A warm, sunny but occasionally breezy first Sunday in July, we had arranged to meet a friend for an arts festival event in Old Town followed by a meal at the country inn. We had intended to walk, but she had an errand in town and picked us up on her way back. She drove up via Pecket Well and along Billy Lane, finding a spot to park near the corner of Wainsgate Lane.
During the short stroll to the chapel, we admired the pretty cottage gardens, resplendent in the bright light.
A couple lounged on deck chairs at the entrance. One of them was a local artist jointly responsible for the event. She explained what to expect from the sound installation. ‘Gather’ entailed a music performance played on a loop. As we settled on pews, among a smattering of others, the sounds of wispy singing could be heard, followed by tweeting birds, choral music and a small narrative about the Baptist Minister, John Fawcett.
The pleasant noises created a contemplative atmosphere. However, I had some trouble settling on the hard benches. My concentration wandered to examine cracks in the crumbling plaster as the sunlight made odd reflections on the pulpit. I turned to speak to Phil and he pointed to the slip of paper requesting peace and quiet – I suppose he thought that was funny!

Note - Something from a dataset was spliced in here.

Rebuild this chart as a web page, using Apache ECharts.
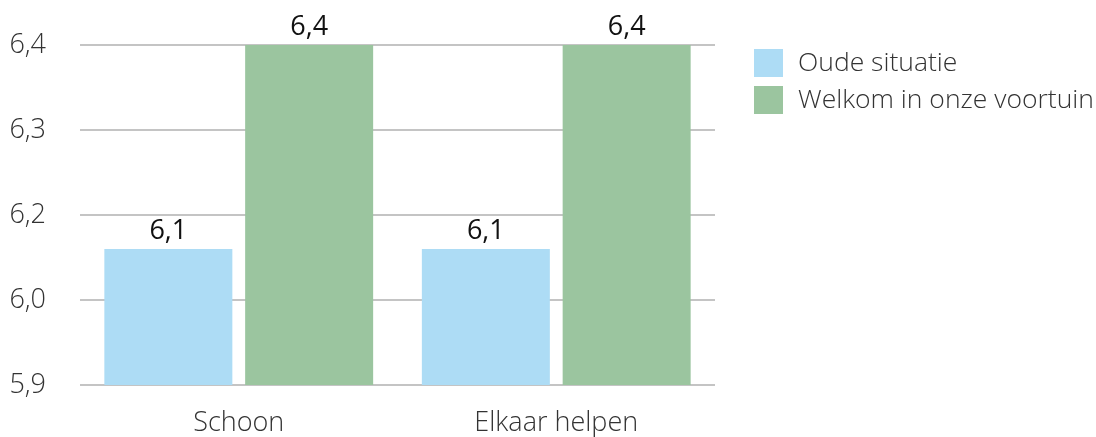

At the end of the sound loop, I snuck out back to take photos of the kitchen. Finding a ‘no entry’ sign on the door, I asked the artist for permission. she obligingly led me round to the side door and left me to try and capture the interesting junk and fading wallpaper amidst shadowy light. Back out front, kind words had been left in the comments book.
We hung around outside a while, to chat to the artist and sip water. A selection of old photos showed the chapel choir through the ages. We reflected on the excellent quality of the old choir recordings and marvelled that it had been recorded at all.
We walked back to the road. Our friend drove her car down while we enjoyed a pleasant walk through the village. We re-united at the country inn. Armed with drinks and a menu we took seats out in the garden and chatted awhile to a mutual friend until he departed for home. Although a pleasant breeze tempered the heat, it was hard to find a shady spot. Eventually, we changed tables and settled down to peruse the food options. We caught up on each other’s news until pies and more beer arrived.
We said goodbye to our friend and took the back exit onto Lane Ends. At the next junction, we continued straight ahead. On Rowlands Lane, grey haze hovered over the valley bottom. Desiccated flowers and tall grasses swayed in the gentle wind. Crows flitted from rickety gates to yellow fields. Majestic foxgloves rose into a picture-perfect sky. At the end of the lane, we took steps down to the edge of Dodd Naze and crossed the road to reach the public footpath where we turned left.
A short stretch, fenced in on both sides, led to the virtually dry small stream. We stepped gingerly over stones covered in green slime into Common Bank Wood and followed the dusty path.
Tall trees provided welcome shade. We noted that some trees had been cut down and sported signs stating that the path would be closed later for an arts festival event and wondered what that could be.
From Osborne street, we took a steep flight of steps. The blinding sun made stark shadows on the way down to Commercial street. We had considered visiting more free events in town. The street theatre appeared to have ended as only a few people milled about. We wandered in vain for a couple of minutes looking for clues. Hot, tired and thirsty, we abandoned the mission and returned home.